Bhaskar Bhat, managing director of Titan, said, “The year also witnessed other adverse factors like the regulatory changes that impacted our jewellery business. The Company will however continue to invest in strategic initiatives taking into account our long term and sustainable growth plans.”
The watches business of the Titan recorded an income of Rs1,790.80 crore, a growth of 6.9%. The income from Jewellery segment grew by 6.5% to Rs8,632.03 crore.
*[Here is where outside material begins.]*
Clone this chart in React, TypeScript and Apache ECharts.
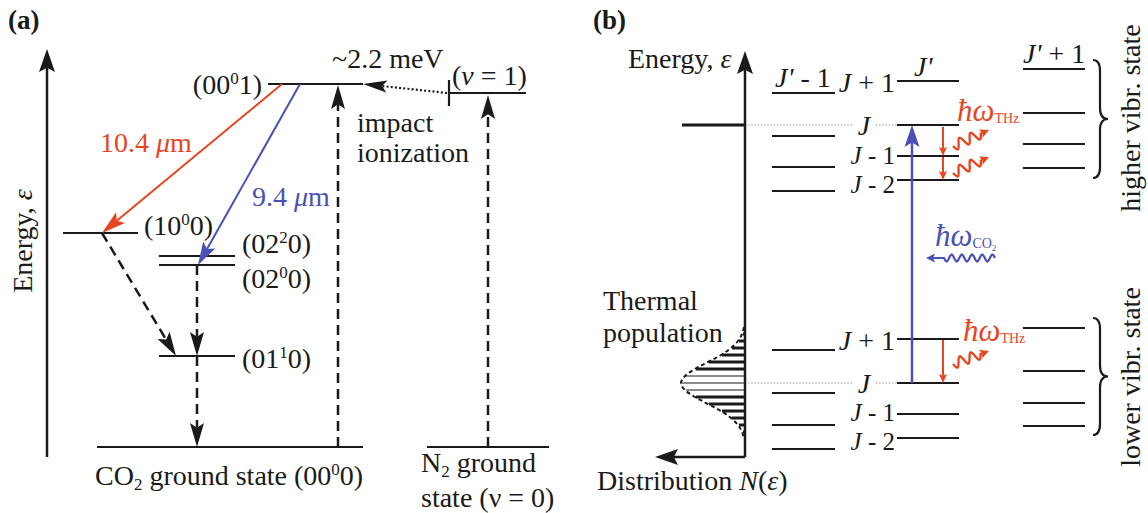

The income from other segments comprising of Precision Engineering, a B2B Business, the Eye wear business and accessories grew by 20.7% to Rs499.79 crore.
During FY14, Titan added 125 stores of Watches, Jewellery and Eyewear businesses. As on 31st March 2014, the Titan had 1,078 stores, with over 1.5 million sq.ft of retail space delivering a retail turnover in excess of Rs10,900 crore.
During the quarter to end-March, Titan said, its net profit grew 11.61% to Rs206.44 crore from Rs184.97 crore while its total revenues, including sales, grew 7.28% to Rs2,803.38 crore from Rs2,613.24 crore, same period a year ago.
Titan declared a dividend of Rs2.10 per share.
Titan closed Wednesday marginally up at Rs272.25 on the BSE, while the S&P BSE Sensex ended the day marginally down at 22,323.